Kendi kendimi eğlendirmesini bilen biriyim. İngiliz dizileri izlemekten keyif alırım. Bu sıralar “Accused” dizisine merak saldım. Kitap okumayı, özellikle biyografi okumayı çok seviyorum, başka insanların yaşamından yeni fikirler edinmek hoşuma gidiyor. Steve Jobs gibi enteresan insanların hayatlarından etkileniyorum. Dekorasyonla ilgileniyorum. Eski parçaları yeniden değerlendirmeyi seviyorum.
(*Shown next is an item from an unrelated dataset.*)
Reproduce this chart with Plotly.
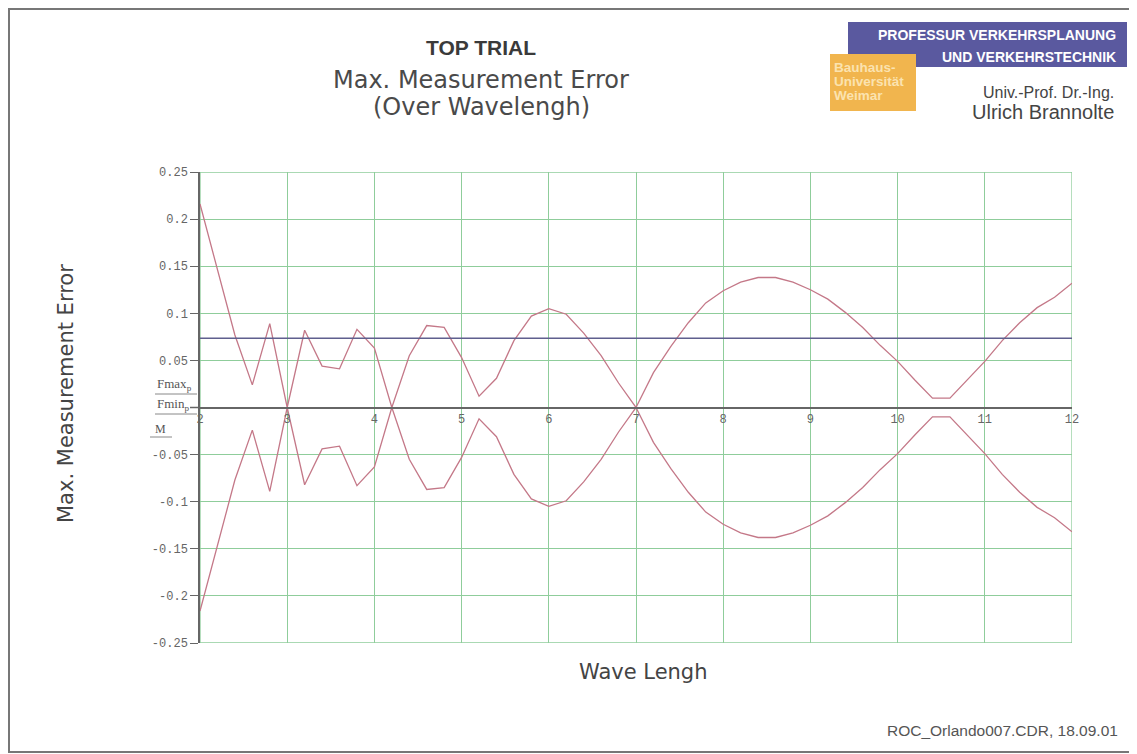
import plotly.graph_objects as go

# wave length samples (step 0.2)
wave_length = [2.0, 2.2, 2.4, 2.6, 2.8, 3.0, 3.2, 3.4, 3.6, 3.8,
               4.0, 4.2, 4.4, 4.6, 4.8, 5.0, 5.2, 5.4, 5.6, 5.8,
               6.0, 6.2, 6.4, 6.6, 6.8, 7.0, 7.2, 7.4, 7.6, 7.8,
               8.0, 8.2, 8.4, 8.6, 8.8, 9.0, 9.2, 9.4, 9.6, 9.8,
               10.0, 10.2, 10.4, 10.6, 10.8, 11.0, 11.2, 11.4, 11.6, 11.8,
               12.0]

f_max = [0.216, 0.145, 0.077, 0.024, 0.089, 0.000, 0.082, 0.044, 0.041, 0.083,
         0.063, 0.000, 0.055, 0.087, 0.085, 0.053, 0.012, 0.031, 0.071, 0.097,
         0.105, 0.099, 0.079, 0.055, 0.026, 0.000, 0.037, 0.065, 0.090, 0.111,
         0.124, 0.133, 0.138, 0.138, 0.133, 0.125, 0.115, 0.101, 0.085, 0.066,
         0.049, 0.029, 0.010, 0.010, 0.030, 0.049, 0.071, 0.090, 0.106, 0.117,
         0.132]

f_min = [-0.216, -0.145, -0.077, -0.024, -0.089, -0.000, -0.082, -0.044, -0.041, -0.083,
         -0.063, -0.000, -0.055, -0.087, -0.085, -0.053, -0.012, -0.031, -0.071, -0.097,
         -0.105, -0.099, -0.079, -0.055, -0.026, -0.000, -0.037, -0.065, -0.090, -0.111,
         -0.124, -0.133, -0.138, -0.138, -0.133, -0.125, -0.115, -0.101, -0.085, -0.066,
         -0.049, -0.029, -0.010, -0.010, -0.030, -0.049, -0.071, -0.090, -0.106, -0.117,
         -0.132]

m_x = [2.0, 12.0]
m_level = [0.0735, 0.0735]

x_ticks = [2, 3, 4, 5, 6, 7, 8, 9, 10, 11, 12]
y_ticks = [0.25, 0.2, 0.15, 0.1, 0.05, -0.05, -0.1, -0.15, -0.2, -0.25]
y_ticktext = ["0.25", "0.2", "0.15", "0.1", "0.05", "-0.05", "-0.1", "-0.15", "-0.2", "-0.25"]

# the page body adds an 8px margin, so the figure is drawn 8px smaller / shifted
OFF = 8
W, H = 1137 - OFF, 754 - OFF
ML, MR, MT, MB = 200 - OFF, 65, 172 - OFF, 111
PW, PH = W - ML - MR, H - MT - MB


def px(x):  # screen pixel -> paper x
    return (x - OFF - ML) / PW


def py(y):  # screen pixel -> paper y
    return (H - MB - (y - OFF)) / PH


CURVE = "#c47888"
GRID = "#8fcd9b"
AXIS = "#666"
SANS = "Liberation Sans, Arial, sans-serif"
WIDE = "DejaVu Sans, sans-serif"
MONO = "Liberation Mono, Courier New, monospace"
SERIF = "Liberation Serif, serif"

fig = go.Figure()
fig.add_trace(go.Scatter(x=wave_length, y=f_max, mode="lines", name="Fmax",
                         line=dict(color=CURVE, width=1.3)))
fig.add_trace(go.Scatter(x=wave_length, y=f_min, mode="lines", name="Fmin",
                         line=dict(color=CURVE, width=1.3)))
fig.add_trace(go.Scatter(x=m_x, y=m_level, mode="lines", name="M",
                         line=dict(color="#5f5f8e", width=1.5)))

fig.update_layout(
    width=W, height=H,
    margin=dict(l=ML, r=MR, t=MT, b=MB),
    paper_bgcolor="white", plot_bgcolor="white",
    showlegend=False,
    xaxis=dict(range=[2, 12], tickvals=x_ticks, showgrid=True, gridcolor=GRID, gridwidth=1.3,
               zeroline=False, anchor="free", position=0.5, showline=True,
               linecolor=AXIS, linewidth=1.5, ticks="",
               tickfont=dict(family=MONO, size=12, color="#666")),
    yaxis=dict(range=[-0.25, 0.25], tickvals=y_ticks, ticktext=y_ticktext,
               showgrid=True, gridcolor=GRID, gridwidth=1.3, zeroline=False,
               showline=True, linecolor=AXIS, linewidth=1.5,
               ticks="outside", ticklen=8, tickcolor=AXIS,
               tickfont=dict(family=MONO, size=12, color="#666")),
)

shapes = [
    # outer frame
    dict(type="rect", xref="paper", yref="paper", x0=px(9), x1=px(1134), y0=py(9), y1=py(752),
         line=dict(color="#777", width=2), layer="below"),
    # green plot border
    dict(type="rect", xref="x", yref="y", x0=2, x1=12, y0=-0.25, y1=0.25,
         line=dict(color=GRID, width=1.3), layer="below"),
    # zero line stub left of the y axis
    dict(type="line", xref="paper", yref="y", x0=px(190), x1=px(200), y0=0, y1=0,
         line=dict(color=AXIS, width=1.5)),
    # logo boxes
    dict(type="rect", xref="paper", yref="paper", x0=px(848), x1=px(1127), y0=py(22), y1=py(67),
         fillcolor="#5a599f", line=dict(width=0)),
    dict(type="rect", xref="paper", yref="paper", x0=px(830), x1=px(916), y0=py(54), y1=py(111),
         fillcolor="#f1b54e", line=dict(width=0)),
    # trace label underlines
    dict(type="line", xref="paper", yref="paper", x0=px(155), x1=px(197), y0=py(394), y1=py(394),
         line=dict(color="#888", width=1)),
    dict(type="line", xref="paper", yref="paper", x0=px(155), x1=px(197), y0=py(414), y1=py(414),
         line=dict(color="#888", width=1)),
    dict(type="line", xref="paper", yref="paper", x0=px(150), x1=px(172), y0=py(437), y1=py(437),
         line=dict(color="#888", width=1)),
]
fig.update_layout(shapes=shapes)


def note(text, x, y, size, color="#444", xanchor="center", family=SANS, angle=0):
    fig.add_annotation(text=text, xref="paper", yref="paper", x=px(x), y=py(y),
                       xanchor=xanchor, yanchor="middle", showarrow=False, textangle=angle,
                       font=dict(family=family, size=size, color=color))


note("<b>TOP TRIAL</b>", 481, 47, 21, "#3a3a3a")
note("Max. Measurement Error", 481, 80, 24, "#4a4a4a", family=WIDE)
note("(Over Wavelengh)", 481, 107, 24, "#4a4a4a", family=WIDE)
note("<b>PROFESSUR VERKEHRSPLANUNG</b>", 1118, 35, 14, "white", "right")
note("<b>UND VERKEHRSTECHNIK</b>", 1118, 57, 14, "white", "right")
note("<b>Bauhaus-</b>", 832, 67, 13.5, "#fbe3b0", "left")
note("<b>Universität</b>", 832, 81, 13.5, "#fbe3b0", "left")
note("<b>Weimar</b>", 832, 95, 13.5, "#fbe3b0", "left")
note("Univ.-Prof. Dr.-Ing.", 1116, 92, 16, "#444", "right")
note("Ulrich Brannolte", 1116, 112, 20, "#444", "right")
note("Max. Measurement Error", 66, 394, 21, "#444", family=WIDE, angle=-90)
note("Wave Lengh", 643, 672, 21, "#444", family=WIDE)
note("ROC_Orlando007.CDR, 18.09.01", 1120, 730, 15.5, "#555", "right")
note("Fmax<sub>p</sub>", 155, 384, 13, "#555", "left", SERIF)
note("Fmin<sub>p</sub>", 155, 404, 13, "#555", "left", SERIF)
note("M", 153, 429, 12, "#555", "left", SERIF)

fig.write_html("out.html")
Evdeki her bir parçanın anlamı olsun istiyorum. Eşyaların ruhu olduğuna inanırım ve her baktığımda keyif vermesi benim için önemlidir. Farklı insan yaşamlarını gözlemlemek açısından, farklı ülkeleri görmek de çok hoşuma gidiyor. Tek başıma seyahat etmeye alıştım. Aslında kendi yaş grubumdaki kadınlara göre cesurum. Örneğin Amerika’da kongre vardı, birkaç gün önce Los Angeles’a gittim, araba kiraladım ve LA’den San Francisco’ya tek başıma gittim. GPS’in azizliğine uğradım, ana yoldan ayrılıp dağ yollarına çıktım ama bir şekilde yolumu tekrar buldum. Bunun dışında dostlarımla sohbet edebileceğim uzun akşam yemekleri seviyorum. Favori restoranım Sunset.

Ziyaret ettiğiniz ülkeler arasında sizi en çok etkileyen ülke neresi?
Hindistan’a gittim ama hiç hoşlanmadım. Hintliler hümanist ve sakin insanlar fakat kokudan çok rahatsız oldum. En son Fransa’nın güneyi, Provence’ı ziyaret ettim. Masal gibi bir yer. Sakin, kalabalık değil. İnsanlar huzur içinde yaşıyor. İstanbul’daki kaostan sonra oradaki dinginlik beni dinlendirdi.
Sizden sonra gelecek oftalmologlara mesajınız var mı?
Ben bir kadın oftalmolog olarak iş ve aile arasındaki dengeyi iyi kuramadığımı düşünüyorum. Bu açıdan Dr. Yonca Akova’nın çok iyi denge kurduğunu düşünürüm. Bir daha dünyaya gelip aynı yılları tekrar yaşayabilsem oftalmolog olarak onu örnek alırdım. Ben kendimi o anlamda eleştiriyorum. Belki de kadınların kaderi bu, ne yapsanız eksik yapmışsınız gibi geliyor. Özellikle kadın asistanları gözlemliyorum, yetenekli ve akıllılar. Çok okuyor ve araştırıyorlar. Biz de onlarla beraber kendimizi geliştiriyoruz. Asistanlara eğitim verme için sorumluluğumuzun farkındayız. Genç oftalmolog adayları bilinçli tercihleriyle eskisine göre daha avantajlılar.